>> start Recorded data

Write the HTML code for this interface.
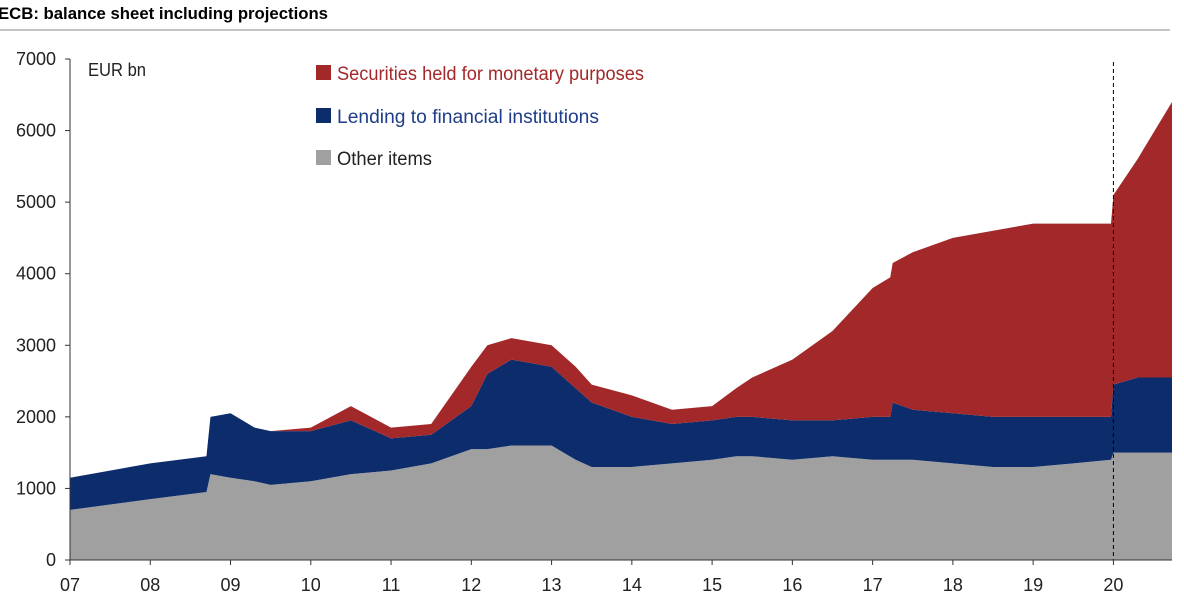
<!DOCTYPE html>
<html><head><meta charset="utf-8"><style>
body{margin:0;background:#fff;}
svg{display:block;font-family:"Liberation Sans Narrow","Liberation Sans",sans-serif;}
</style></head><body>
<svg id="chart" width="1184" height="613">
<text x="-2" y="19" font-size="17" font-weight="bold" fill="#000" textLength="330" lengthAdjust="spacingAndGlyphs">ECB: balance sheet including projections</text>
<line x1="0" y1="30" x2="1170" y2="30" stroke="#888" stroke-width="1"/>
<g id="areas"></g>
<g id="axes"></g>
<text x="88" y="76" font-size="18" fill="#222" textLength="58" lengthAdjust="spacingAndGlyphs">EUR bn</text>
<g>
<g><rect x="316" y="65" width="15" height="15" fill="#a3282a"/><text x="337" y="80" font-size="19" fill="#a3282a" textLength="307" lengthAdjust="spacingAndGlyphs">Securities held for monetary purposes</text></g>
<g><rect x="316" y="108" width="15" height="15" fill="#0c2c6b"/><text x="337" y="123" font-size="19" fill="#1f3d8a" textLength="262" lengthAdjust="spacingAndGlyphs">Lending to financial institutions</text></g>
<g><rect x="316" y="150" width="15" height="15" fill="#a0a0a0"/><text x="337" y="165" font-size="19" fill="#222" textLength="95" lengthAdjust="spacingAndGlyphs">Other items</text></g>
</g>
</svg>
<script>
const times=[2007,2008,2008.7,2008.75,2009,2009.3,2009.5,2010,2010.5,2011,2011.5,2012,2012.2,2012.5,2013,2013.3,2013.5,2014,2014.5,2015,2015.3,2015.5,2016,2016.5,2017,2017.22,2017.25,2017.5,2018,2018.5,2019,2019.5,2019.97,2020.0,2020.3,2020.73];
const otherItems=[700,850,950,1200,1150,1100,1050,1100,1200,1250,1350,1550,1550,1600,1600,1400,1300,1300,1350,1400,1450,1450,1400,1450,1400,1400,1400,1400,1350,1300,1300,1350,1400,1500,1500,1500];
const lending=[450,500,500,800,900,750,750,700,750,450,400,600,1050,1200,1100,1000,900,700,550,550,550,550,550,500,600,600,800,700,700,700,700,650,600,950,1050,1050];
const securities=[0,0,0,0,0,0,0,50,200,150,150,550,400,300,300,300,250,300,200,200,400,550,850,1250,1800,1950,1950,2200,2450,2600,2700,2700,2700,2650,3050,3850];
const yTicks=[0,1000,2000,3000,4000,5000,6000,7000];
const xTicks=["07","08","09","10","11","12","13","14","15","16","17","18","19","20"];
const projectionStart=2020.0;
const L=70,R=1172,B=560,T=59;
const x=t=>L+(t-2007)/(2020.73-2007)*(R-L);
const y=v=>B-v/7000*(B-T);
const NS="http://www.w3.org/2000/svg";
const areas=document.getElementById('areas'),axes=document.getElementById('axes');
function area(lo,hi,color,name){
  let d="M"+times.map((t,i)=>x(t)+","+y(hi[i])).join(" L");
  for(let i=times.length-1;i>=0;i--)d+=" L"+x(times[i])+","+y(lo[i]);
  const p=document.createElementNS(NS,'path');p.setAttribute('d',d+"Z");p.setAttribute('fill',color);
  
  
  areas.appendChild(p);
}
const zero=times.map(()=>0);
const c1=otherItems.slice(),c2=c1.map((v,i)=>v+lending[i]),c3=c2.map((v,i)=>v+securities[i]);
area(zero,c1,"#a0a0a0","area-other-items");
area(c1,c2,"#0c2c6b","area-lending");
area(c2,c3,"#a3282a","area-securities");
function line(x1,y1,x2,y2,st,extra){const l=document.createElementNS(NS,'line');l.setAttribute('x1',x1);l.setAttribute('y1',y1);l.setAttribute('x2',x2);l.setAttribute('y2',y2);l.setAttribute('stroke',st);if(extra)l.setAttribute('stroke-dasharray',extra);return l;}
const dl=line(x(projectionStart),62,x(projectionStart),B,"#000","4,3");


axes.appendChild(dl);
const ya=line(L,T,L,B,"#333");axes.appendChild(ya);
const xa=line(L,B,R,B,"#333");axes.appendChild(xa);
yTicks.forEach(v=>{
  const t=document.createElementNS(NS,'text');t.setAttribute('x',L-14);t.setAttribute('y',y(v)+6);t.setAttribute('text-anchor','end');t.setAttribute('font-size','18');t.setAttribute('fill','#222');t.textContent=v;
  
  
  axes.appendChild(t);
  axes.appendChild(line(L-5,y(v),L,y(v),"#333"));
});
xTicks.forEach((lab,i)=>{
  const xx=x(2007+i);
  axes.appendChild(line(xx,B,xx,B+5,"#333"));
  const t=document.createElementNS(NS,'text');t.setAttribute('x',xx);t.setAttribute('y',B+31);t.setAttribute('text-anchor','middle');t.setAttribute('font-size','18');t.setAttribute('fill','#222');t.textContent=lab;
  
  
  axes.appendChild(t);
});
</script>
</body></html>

>> end Recorded data

Task:
Images in the data above are to be skipped. Retype all other material exactly.

Reply to the task:
Write the HTML code for this interface.
<!DOCTYPE html>
<html><head><meta charset="utf-8"><style>
body{margin:0;background:#fff;}
svg{display:block;font-family:"Liberation Sans Narrow","Liberation Sans",sans-serif;}
</style></head><body>
<svg id="chart" width="1184" height="613">
<text x="-2" y="19" font-size="17" font-weight="bold" fill="#000" textLength="330" lengthAdjust="spacingAndGlyphs">ECB: balance sheet including projections</text>
<line x1="0" y1="30" x2="1170" y2="30" stroke="#888" stroke-width="1"/>
<g id="areas"></g>
<g id="axes"></g>
<text x="88" y="76" font-size="18" fill="#222" textLength="58" lengthAdjust="spacingAndGlyphs">EUR bn</text>
<g>
<g><rect x="316" y="65" width="15" height="15" fill="#a3282a"/><text x="337" y="80" font-size="19" fill="#a3282a" textLength="307" lengthAdjust="spacingAndGlyphs">Securities held for monetary purposes</text></g>
<g><rect x="316" y="108" width="15" height="15" fill="#0c2c6b"/><text x="337" y="123" font-size="19" fill="#1f3d8a" textLength="262" lengthAdjust="spacingAndGlyphs">Lending to financial institutions</text></g>
<g><rect x="316" y="150" width="15" height="15" fill="#a0a0a0"/><text x="337" y="165" font-size="19" fill="#222" textLength="95" lengthAdjust="spacingAndGlyphs">Other items</text></g>
</g>
</svg>
<script>
const times=[2007,2008,2008.7,2008.75,2009,2009.3,2009.5,2010,2010.5,2011,2011.5,2012,2012.2,2012.5,2013,2013.3,2013.5,2014,2014.5,2015,2015.3,2015.5,2016,2016.5,2017,2017.22,2017.25,2017.5,2018,2018.5,2019,2019.5,2019.97,2020.0,2020.3,2020.73];
const otherItems=[700,850,950,1200,1150,1100,1050,1100,1200,1250,1350,1550,1550,1600,1600,1400,1300,1300,1350,1400,1450,1450,1400,1450,1400,1400,1400,1400,1350,1300,1300,1350,1400,1500,1500,1500];
const lending=[450,500,500,800,900,750,750,700,750,450,400,600,1050,1200,1100,1000,900,700,550,550,550,550,550,500,600,600,800,700,700,700,700,650,600,950,1050,1050];
const securities=[0,0,0,0,0,0,0,50,200,150,150,550,400,300,300,300,250,300,200,200,400,550,850,1250,1800,1950,1950,2200,2450,2600,2700,2700,2700,2650,3050,3850];
const yTicks=[0,1000,2000,3000,4000,5000,6000,7000];
const xTicks=["07","08","09","10","11","12","13","14","15","16","17","18","19","20"];
const projectionStart=2020.0;
const L=70,R=1172,B=560,T=59;
const x=t=>L+(t-2007)/(2020.73-2007)*(R-L);
const y=v=>B-v/7000*(B-T);
const NS="http://www.w3.org/2000/svg";
const areas=document.getElementById('areas'),axes=document.getElementById('axes');
function area(lo,hi,color,name){
  let d="M"+times.map((t,i)=>x(t)+","+y(hi[i])).join(" L");
  for(let i=times.length-1;i>=0;i--)d+=" L"+x(times[i])+","+y(lo[i]);
  const p=document.createElementNS(NS,'path');p.setAttribute('d',d+"Z");p.setAttribute('fill',color);
  
  
  areas.appendChild(p);
}
const zero=times.map(()=>0);
const c1=otherItems.slice(),c2=c1.map((v,i)=>v+lending[i]),c3=c2.map((v,i)=>v+securities[i]);
area(zero,c1,"#a0a0a0","area-other-items");
area(c1,c2,"#0c2c6b","area-lending");
area(c2,c3,"#a3282a","area-securities");
function line(x1,y1,x2,y2,st,extra){const l=document.createElementNS(NS,'line');l.setAttribute('x1',x1);l.setAttribute('y1',y1);l.setAttribute('x2',x2);l.setAttribute('y2',y2);l.setAttribute('stroke',st);if(extra)l.setAttribute('stroke-dasharray',extra);return l;}
const dl=line(x(projectionStart),62,x(projectionStart),B,"#000","4,3");


axes.appendChild(dl);
const ya=line(L,T,L,B,"#333");axes.appendChild(ya);
const xa=line(L,B,R,B,"#333");axes.appendChild(xa);
yTicks.forEach(v=>{
  const t=document.createElementNS(NS,'text');t.setAttribute('x',L-14);t.setAttribute('y',y(v)+6);t.setAttribute('text-anchor','end');t.setAttribute('font-size','18');t.setAttribute('fill','#222');t.textContent=v;
  
  
  axes.appendChild(t);
  axes.appendChild(line(L-5,y(v),L,y(v),"#333"));
});
xTicks.forEach((lab,i)=>{
  const xx=x(2007+i);
  axes.appendChild(line(xx,B,xx,B+5,"#333"));
  const t=document.createElementNS(NS,'text');t.setAttribute('x',xx);t.setAttribute('y',B+31);t.setAttribute('text-anchor','middle');t.setAttribute('font-size','18');t.setAttribute('fill','#222');t.textContent=lab;
  
  
  axes.appendChild(t);
});
</script>
</body></html>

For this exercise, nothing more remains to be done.